Schwäbische Zeitung (Friedrichshafen)
Steter Tropfen höhlt den Stein
Das Gute kommt zuerst. Wenn Kim Jong-un jetzt mit sich reden lässt, werden viele Sportler in aller Welt aufatmen. Es wäre wohl doch ein mulmiges Gefühl, während der Olympischen Winterspiele in Südkorea mit Raketenstarts oder gar einem Atomtest des Nordens rechnen zu müssen. Sichere und friedliche Wettkämpfe wünscht nun auch der Diktator. Auch wenn tatsächlich nur sehr wenige nordkoreanische Athleten für Olympia in Pyeongchang infrage kommen, das Internationale Olympische Komitee sollte Kim beim Wort nehmen und die Sportler aus dessen Staat ausdrücklich einladen.
Kim hat wohl erkannt, dass die Winterspiele in seiner direkten Nachbarschaft auch die Chance bieten, einen Keil in die Weltgemeinschaft zu treiben – und vor allem USPräsident Donald Trump wie einen Kriegstreiber aussehen zu lassen. Der fragile Konsens zwischen Seoul und Washington, wie man mit dem Regime in Pjöngjang umgehen sollte, steht nun auf tönernen Füßen. Kim Jong-un glaubt zumindest, dass sein Kalkül aufgehen könnte, die taktische Allianz zwischen Südkorea und den Vereinigten Staaten zu spalten.

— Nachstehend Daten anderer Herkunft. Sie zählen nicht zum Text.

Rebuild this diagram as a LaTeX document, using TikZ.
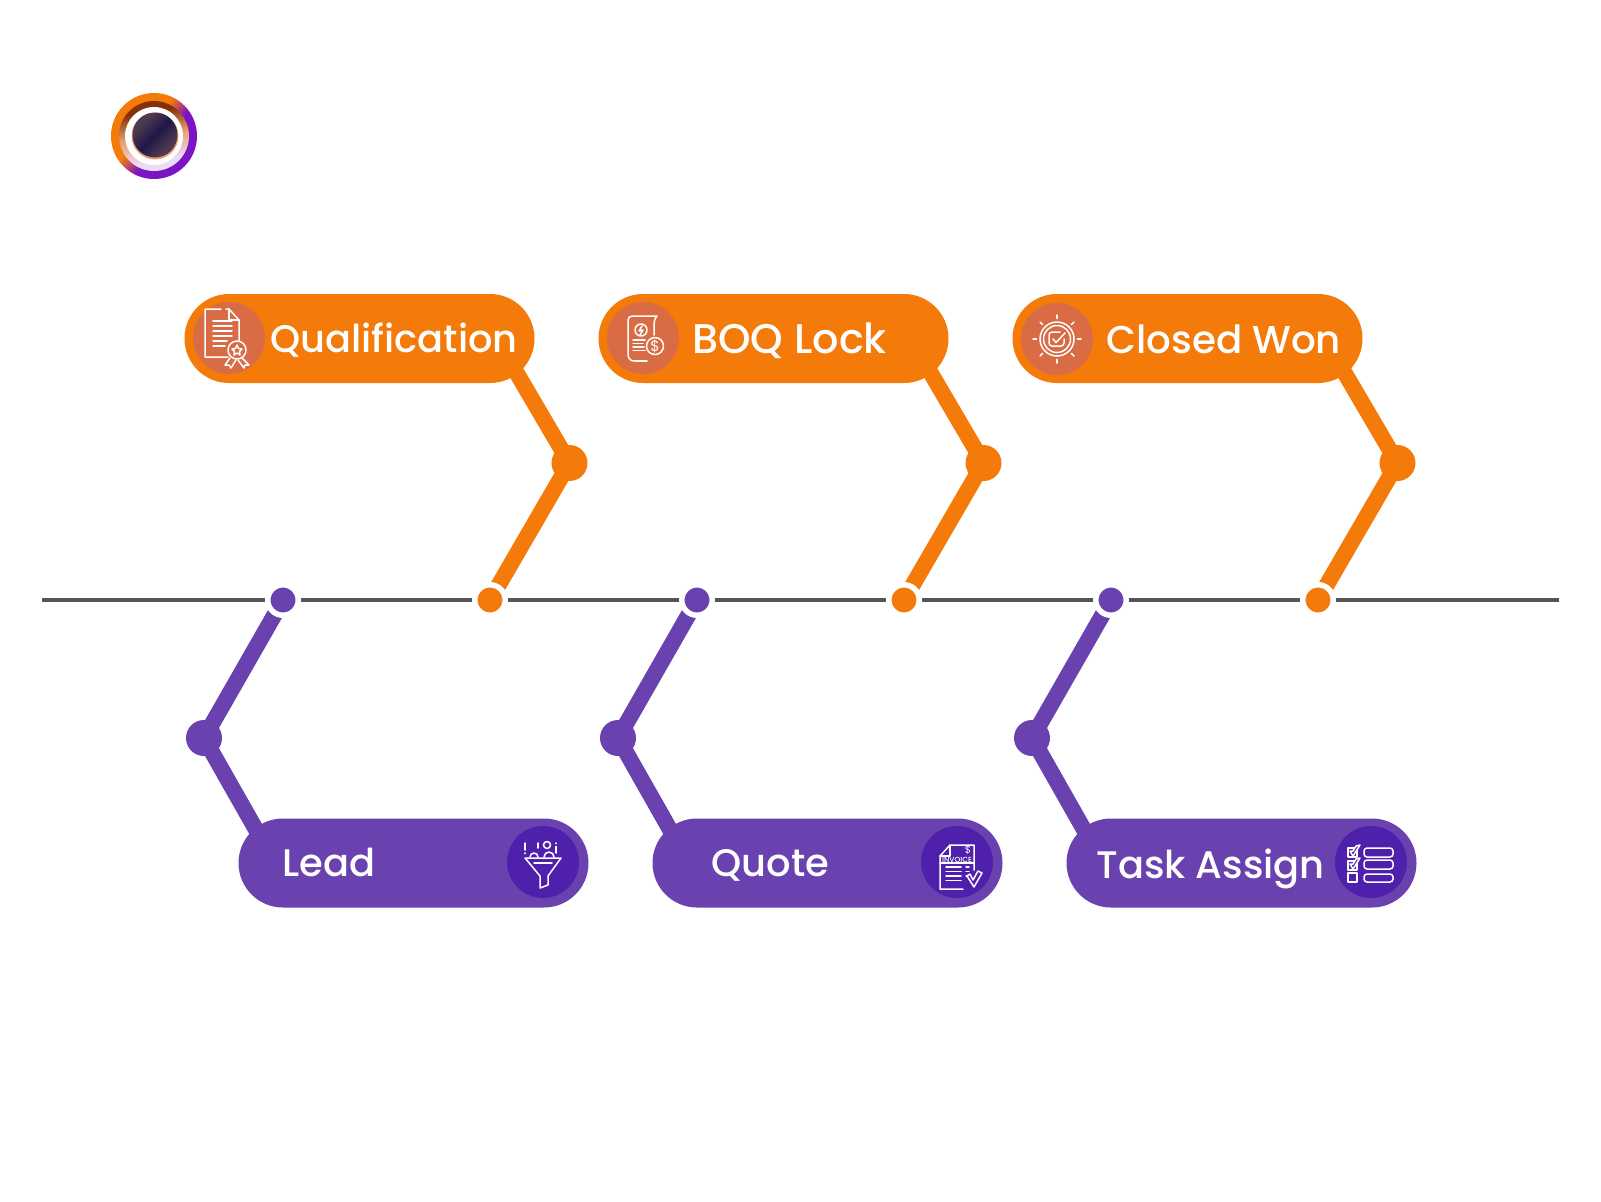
\documentclass[tikz,border=0pt]{standalone}
\usepackage{fontspec}
\setmainfont{Poppins}
\newfontfamily\pillfont{Poppins Medium}
\usepackage{xcolor}
\usetikzlibrary{shapes.misc, shadings, backgrounds}
\definecolor{flowlight}{HTML}{FFFFFF}
\definecolor{floworange}{HTML}{F47A0A}
\definecolor{flowpurple}{HTML}{6A42B0}
\definecolor{flowrust}{HTML}{D96B45}
\definecolor{flowviolet}{HTML}{4F20AB}
\definecolor{flowline}{HTML}{555555}
\definecolor{logopurple}{HTML}{7A14C4}
\definecolor{logobrown}{HTML}{85300A}
\definecolor{logopeach}{HTML}{E8A070}
\definecolor{logopale}{HTML}{EBDCF5}
\definecolor{logocore}{HTML}{1E1848}
\definecolor{logoedge}{HTML}{4E3A50}
\pgfdeclareverticalshading{logoring}{100bp}{color(0bp)=(logopurple); color(44bp)=(logopurple); color(56bp)=(floworange); color(100bp)=(floworange)}
\pgfdeclareverticalshading{logoband}{100bp}{color(0bp)=(logopale); color(32bp)=(logopale); color(50bp)=(logopeach); color(68bp)=(logobrown); color(100bp)=(logobrown)}
\pgfdeclareverticalshading{logoball}{100bp}{color(0bp)=(logoedge); color(30bp)=(logoedge); color(50bp)=(logocore); color(70bp)=(logoedge); color(100bp)=(logoedge)}
\tikzset{
  pillbox/.style={rounded rectangle, minimum width=175pt, minimum height=44.5pt, inner sep=0pt},
  pilltext/.style={text=flowlight, font=\pillfont\fontsize{19.2pt}{24pt}\selectfont, anchor=base west, inner sep=0pt},
  iconspot/.style={circle, minimum size=36pt, inner sep=0pt},
  elbowdot/.style={circle, minimum size=18pt, inner sep=0pt, outer sep=0pt},
  axisdot/.style={circle, draw=flowlight, line width=2.75pt, minimum size=15.25pt, inner sep=0pt},
  linkline/.style={line width=8pt},
  iconline/.style={draw=flowlight, line width=.75pt, line join=round, line cap=round}
}
\begin{document}
\begin{tikzpicture}[x=.5pt, y=-.5pt]
    \useasboundingbox (0,0) rectangle (1601,1201);
    % logo
    \shade[shading=logoring, shading angle=50] (154,136) circle (43);
    \shade[shading=logoband, shading angle=10] (154,136) circle (35);
    \fill[white] (154,136) circle (29);
    \fill[logopeach] (155,136) circle (23.5);
    \shade[shading=logoball, shading angle=45] (155,135) circle (22.5);
    % joints on the axis and the elbows
    \node[axisdot, fill=flowpurple] (leaddot) at (283,600) {};
    \node[axisdot, fill=floworange] (qualdot) at (490,600) {};
    \node[axisdot, fill=flowpurple] (quotedot) at (697,600) {};
    \node[axisdot, fill=floworange] (boqdot) at (904,600) {};
    \node[axisdot, fill=flowpurple] (taskdot) at (1111,600) {};
    \node[axisdot, fill=floworange] (wondot) at (1318,600) {};
    \node[elbowdot, fill=flowpurple] (leadelbow) at (204,738) {};
    \node[elbowdot, fill=floworange] (qualelbow) at (569.5,463) {};
    \node[elbowdot, fill=flowpurple] (quoteelbow) at (618,738) {};
    \node[elbowdot, fill=floworange] (boqelbow) at (983.5,463) {};
    \node[elbowdot, fill=flowpurple] (taskelbow) at (1032,738) {};
    \node[elbowdot, fill=floworange] (wonelbow) at (1397.5,463) {};
    % pills
    \node[pillbox, fill=floworange] (qualbox) at (359.5,338.5) {};
    \node[pillbox, fill=floworange] (boqbox) at (773.5,338.5) {};
    \node[pillbox, fill=floworange] (wonbox) at (1187.5,338.5) {};
    \node[pillbox, fill=flowpurple] (leadbox) at (413.5,863) {};
    \node[pillbox, fill=flowpurple] (quotebox) at (827.5,863) {};
    \node[pillbox, fill=flowpurple] (taskbox) at (1241.5,863) {};
    \node[iconspot, fill=flowrust] (qualicon) at (229,338) {};
    \node[iconspot, fill=flowrust] (boqicon) at (643,338) {};
    \node[iconspot, fill=flowrust] (wonicon) at (1057,339) {};
    \node[iconspot, fill=flowviolet] (leadicon) at (543,862) {};
    \node[iconspot, fill=flowviolet] (quoteicon) at (957,862) {};
    \node[iconspot, fill=flowviolet] (taskicon) at (1371,862) {};
    % labels
    \node[pilltext] (qualtext) at (270,352) {Qualification};
    \node[pilltext, font=\pillfont\fontsize{20.7pt}{24pt}\selectfont] (boqtext) at (692,353) {BOQ Lock};
    \node[pilltext, font=\pillfont\fontsize{19.4pt}{24pt}\selectfont] (wontext) at (1106,353.5) {Closed Won};
    \node[pilltext] (leadtext) at (282,876) {Lead};
    \node[pilltext] (quotetext) at (711,876.5) {Quote};
    \node[pilltext] (tasktext) at (1096,878.5) {Task Assign};
    % where the links run under the pills
    \coordinate (qualend) at (505,353);
    \coordinate (boqend) at (919,353);
    \coordinate (wonend) at (1333,353);
    \coordinate (leadend) at (267,849);
    \coordinate (quoteend) at (681,849);
    \coordinate (taskend) at (1095,849);
    \coordinate (axisleft) at (42,600);
    \coordinate (axisright) at (1559,600);
    \begin{pgfonlayer}{background}
      \fill[white] (0,0) rectangle (1601,1201);
      \draw[flowline, line width=1.6pt] (axisleft) -- (axisright);
      \draw[linkline, floworange] (qualdot.center) -- (qualelbow.center) -- (qualend);
      \draw[linkline, floworange] (boqdot.center) -- (boqelbow.center) -- (boqend);
      \draw[linkline, floworange] (wondot.center) -- (wonelbow.center) -- (wonend);
      \draw[linkline, flowpurple] (leaddot.center) -- (leadelbow.center) -- (leadend);
      \draw[linkline, flowpurple] (quotedot.center) -- (quoteelbow.center) -- (quoteend);
      \draw[linkline, flowpurple] (taskdot.center) -- (taskelbow.center) -- (taskend);
    \end{pgfonlayer}
    % certificate icon
    \begin{scope}[shift={(qualicon)}]
      \draw[iconline] (-1,19) -- (-24,19) -- (-24,-29) -- (-8,-29) (-3,-29) -- (0,-29) -- (10,-18) -- (10,3);
      \draw[iconline] (0,-29) -- (0,-18) -- (10,-18);
      \draw[iconline] (-16,-17) -- (3,-17) (-16,-12) -- (3,-12) (-16,-7) -- (3,-7) (-16,-2) -- (3,-2) (-16,3) -- (-2,3) (-16,8) -- (-4,8);
      \draw[iconline] (8,12) circle (9);
      \draw[iconline] (8,7) -- (9.5,10.5) -- (13,11) -- (10.5,13.5) -- (11,17) -- (8,15) -- (5,17) -- (5.5,13.5) -- (3,11) -- (6.5,10.5) -- cycle;
      \draw[iconline] (1,20) -- (-4,27) -- (0,27) -- (2,30) -- (7,22);
      \draw[iconline] (13,20) -- (20,27) -- (16,27) -- (15,30) -- (9,22);
    \end{scope}
    % price list icon
    \begin{scope}[shift={(boqicon)}]
      \draw[iconline] (-8,23) .. controls (-15,23) and (-15,18) .. (-15,14) -- (-15,-18) .. controls (-15,-21) and (-13,-22) .. (-10,-22) -- (14,-22) .. controls (11,-19) and (11,-15) .. (11,-10) -- (11,-3);
      \draw[iconline] (4,23) -- (-8,23);
      \draw[iconline] (-2,-8) circle (6);
      \draw[iconline] (-1,-12) -- (-4,-7) -- (0,-8) -- (-3,-3);
      \draw[iconline] (-10,2) -- (2,2) (-10,5.5) -- (0,5.5) (-10,9) -- (1,9) (-10,12.5) -- (2,12.5);
      \draw[iconline] (12,8) circle (8.5);
      \node[text=flowlight, font=\fontsize{7.5pt}{8pt}\selectfont, inner sep=0pt] (boqsign) at (12,8) {\$};
    \end{scope}
    % approval icon
    \begin{scope}[shift={(wonicon)}]
      \draw[iconline] (0,0) circle (17);
      \draw[iconline] (0,0) circle (13.5);
      \foreach \a in {0,45,...,315}
        \draw[iconline] (\a:20.5) -- (\a:24);
      \draw[iconline, rounded corners=1.5pt] (3,-7) -- (-8,-7) -- (-8,7) -- (7,7) -- (7,0);
      \draw[iconline] (-4,0) -- (-1,3.5) -- (8,-6);
    \end{scope}
    % funnel icon
    \begin{scope}[shift={(leadicon)}]
      \draw[iconline] (-18,-4) -- (18,-4) -- (5,14) -- (5,23) -- (-3,26) -- (-3,14) -- cycle;
      \draw[iconline] (-9,1) -- (9,1);
      \draw[iconline] (4,-17) circle (3.5);
      \draw[iconline] (-13,-5) arc (180:360:4);
      \draw[iconline] (1,-5) arc (180:360:5);
      \draw[iconline] (-18,-19) -- (-18,-12) (-18,-9) -- (-18,-8.5);
      \draw[iconline] (-5,-19) -- (-5,-14);
      \draw[iconline] (13,-19) -- (13,-18.5) (13,-15.5) -- (13,-9);
    \end{scope}
    % invoice icon
    \begin{scope}[shift={(quoteicon)}]
      \draw[iconline] (6,27) -- (-17,27) -- (-17,-6) -- (-7,-17) -- (17,-17) -- (17,8);
      \draw[iconline] (-17,-6) -- (-7,-6) -- (-7,-17);
      \draw[iconline] (-17,1) -- (17,1);
      \node[text=flowlight, font=\pillfont\fontsize{3.7pt}{4pt}\selectfont, inner sep=0pt] (quoteword) at (0,-2.5) {INVOICE};
      \node[text=flowlight, font=\fontsize{5pt}{6pt}\selectfont, inner sep=0pt] (quotesign) at (11,-12.5) {\$};
      \draw[iconline] (-11,5) -- (4,5) (-11,9.5) -- (4,9.5) (-11,14) -- (4,14) (-11,18.5) -- (4,18.5);
      \draw[iconline] (9,5) -- (12,5) (9,9.5) -- (12,9.5) (9,14) -- (11,14);
      \draw[iconline, fill=flowviolet] (10,14) -- (17,25) -- (25,11) -- (21,9) -- (16,18) -- (13,12) -- cycle;
    \end{scope}
    % checklist icon
    \begin{scope}[shift={(taskicon)}]
      \draw[iconline] (-23,-14) rectangle (-14,-5);
      \draw[iconline] (-23,-1) rectangle (-14,8);
      \draw[iconline] (-23,11) rectangle (-14,20);
      \draw[iconline, fill=flowviolet] (-21,-11) -- (-18,-6) -- (-11,-17) -- (-15,-16) -- (-18,-11) -- cycle;
      \draw[iconline, fill=flowviolet] (-21,2) -- (-18,7) -- (-11,-4) -- (-15,-3) -- (-18,2) -- cycle;
      \draw[iconline, rounded corners=1.5pt] (-7,-14) rectangle (22,-5);
      \draw[iconline, rounded corners=1.5pt] (-7,-2) rectangle (22,7);
      \draw[iconline, rounded corners=1.5pt] (-7,12) rectangle (22,20);
    \end{scope}
\end{tikzpicture}
\end{document}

Das Angebot, die Spiele nicht zu boykottieren oder gar zu stören, ist ein geschickter Schachzug. Allerdings ist kaum davon auszugehen, dass Kim Jong-un nun plötzlich vom olympischen Geist beseelt wurde. Sein Einlenken könnte als erste Reaktion auf die internationalen Sanktionen durch den UN-Sicherheitsrat gewertet werden. Ab 1. Januar gelten erneut verschärfte Bedingungen für den Handel mit Nordkorea. Die offiziell erlaubte Importmenge an Öl soll auf ein Fünftel reduziert werden. Auch der Import von Industriegütern, Fahrzeugen und Rohstoffen wird stark limitiert. Dies trifft das Regime ebenso empfindlich wie die Verschärfung der Exportregeln auf Holz und Fischereiprodukte – die bislang wichtigsten Devisenquellen Nordkoreas.
Selbst wenn das Embargo auch dieses Mal wieder von skrupellosen Geschäftsleuten aus China und Russland unterwandert wird: Steter Tropfen höhlt den Stein.